Migration Path: Lambda to Containers
When you outgrow Lambda, the migration is straightforward if your code is well-structured:
- Wrap your Lambda handlers in a lightweight HTTP framework (FastAPI, Express)
- Create a Dockerfile that runs your application
- Set up an ECS service with Fargate and an ALB
- Shift traffic gradually using Route 53 weighted routing
# Your Lambda handler
def handler(event, context):
order_id = event['pathParameters']['orderId']
return get_order(order_id)
# Same logic in FastAPI (for containers)
from fastapi import FastAPI
app = FastAPI()
@app.get("/orders/{order_id}")
def get_order_endpoint(order_id: str):
return get_order(order_id) # Same business logic functionThe business logic does not change. Only the entry point wrapper changes.
What Matters Most
The compute choice is important, but it is not the most important architectural decision. Your choice of database, your API design, your team’s ability to operate the system — these matter more.

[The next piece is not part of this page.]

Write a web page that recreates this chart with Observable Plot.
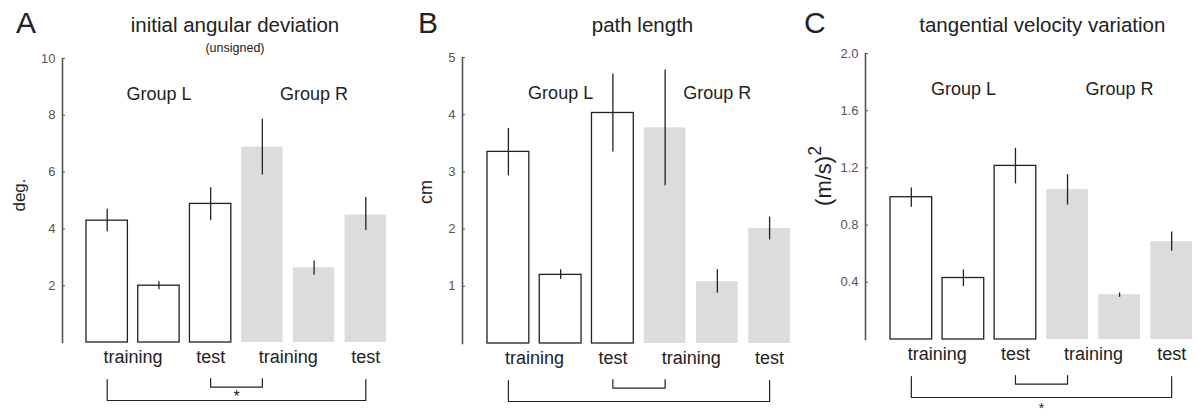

Pick the compute model that lets your team ship fast and sleep well. For most teams starting fresh, that is Lambda. For teams with container experience running at scale, that is ECS on Fargate. For large platform teams with Kubernetes expertise, that is EKS.
There is no wrong answer. There is only the answer that fits your context.